When Mayor of London Boris Johnson last week urged non-Muslims to fast for a day during Ramadan to learn more about Islam, it was perhaps inevitable that someone would enquire as to his views on the benefits of non-Jews fasting on Yom Kippur.
Perhaps it was equally inevitable that Mr Johnson’s response would come in his trademark garbled fashion.
On Monday, the mayor received a letter from Shimon Samuels of the Simon Wiesenthal Centre, who wrote: “A sympathy fast and synagogue visits by Gentiles, led by Your Lordship, would be an important statement to contain the resurgence of antisemitism in the UK.”
When the JC asked whether the mayor thought non-Jews might benefit from fasting on Judaism’s holiest day, a City Hall spokeswoman would only confirm that a response was being prepared.
But despite spending Tuesday posting messages on Twitter, including pictures of him meeting actress Kelly Brook, Mr Johnson did not have time directly to answer the Yom Kippur question.
Instead it was left to his spin doctor, former BBC political correspondent Guto Harri, to try to sort the mayor’s thoughts into a coherent position.
Mr Harri explained that Mr Johnson believed that it might be easier for non-Jews and non-Muslims to fast on Ramadan than on Yom Kippur, because there were so many more days of the Muslim festival from which to choose.
Any parallel between the two festivals was “not close enough to be relevant”.
However, Mr Harri said, if a non-Jew were to ask their Jewish friend how they could learn more about Yom Kippur and it was suggested that they fast, then “by implication” the mayor would support such a move.

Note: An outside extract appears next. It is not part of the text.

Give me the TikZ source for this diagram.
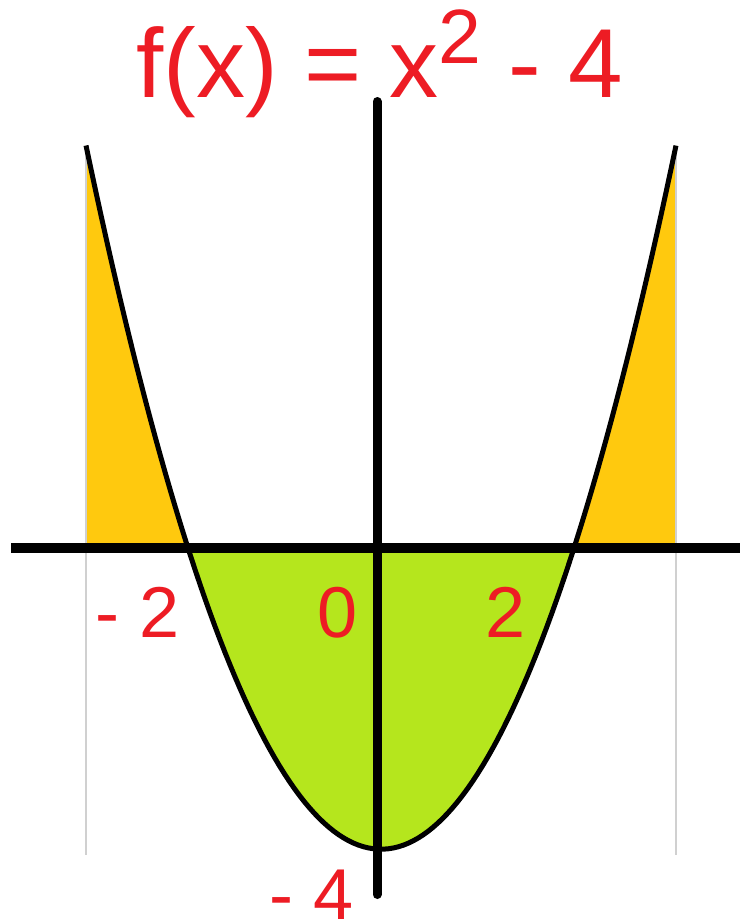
\documentclass[tikz,border=0pt]{standalone}
\usepackage{fontspec}
\setmainfont{Liberation Sans}
\definecolor{plotred}{HTML}{ED1C24}
\definecolor{gold}{HTML}{FFC90E}
\definecolor{lime}{HTML}{B5E61D}
\definecolor{guide}{HTML}{D0D0D0}
\tikzset{
  lbl/.style={text=plotred, inner sep=0pt, anchor=base west, text depth=0pt, font=\fontsize{72}{74}\selectfont},
  axisline/.style={line width=10pt, black},
  curveline/.style={line width=5pt, black, line join=round},
  guideline/.style={line width=2pt, guide},
}
\begin{document}
\begin{tikzpicture}[x=1pt,y=-1pt]
\useasboundingbox (0,0) rectangle (740,924);
% fills
\fill[gold] (86,548) -- plot[domain=-3.057:-2, samples=40] ({381+96.5*\x},{548-75.3*(\x*\x-4)}) -- cycle;
\fill[gold] (676,548) -- plot[domain=3.057:2, samples=40] ({381+96.5*\x},{548-75.3*(\x*\x-4)}) -- cycle;
\fill[lime] plot[domain=-2:2, samples=80] ({381+96.5*\x},{548-75.3*(\x*\x-4)}) -- cycle;
% guide lines
\coordinate (gl1) at (86,146);
\coordinate (gl2) at (86,855);
\coordinate (gr1) at (676,146);
\coordinate (gr2) at (676,855);
\draw[guideline] (gl1) -- (gl2);
\draw[guideline] (gr1) -- (gr2);
% curve
\draw[curveline] plot[domain=-3.057:3.057, samples=120] ({381+96.5*\x},{548-75.3*(\x*\x-4)});
% axes
\coordinate (xl) at (11,548);
\coordinate (xr) at (740,548);
\coordinate (yt) at (377,101.5);
\coordinate (yb) at (377,894.5);
\draw[axisline, line cap=butt] (xl) -- (xr);
\draw[axisline, line width=9pt, line cap=round] (yt) -- (yb);
% title
\node[text=plotred, inner sep=0pt, anchor=base west, font=\fontsize{98}{100}\selectfont] (title) at (136,97)
  {f(x) = x\raisebox{34pt}{\fontsize{77}{77}\selectfont 2} - 4};
% labels
\node[lbl] (lm2) at (95,637) {- 2};
\node[lbl] (l0) at (317,637) {0};
\node[lbl] (l2) at (485,637) {2};
\node[lbl] (lm4) at (269,919) {- 4};
\end{tikzpicture}
\end{document}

Still confused? So are we.
It was, however, an ideal opportunity for Mr Johnson’s nemesis, former mayor Ken Livingstone, to hit back. He said: “You do not have to get circumcised or give up pork to understand Judaism. If you cannot understand Islam without fasting, it’s ridiculous. I’m an atheist but I understand the importance of religion. Boris’s focus is on photo-ops. I do not think you have to live the life to respect someone else’s religion.”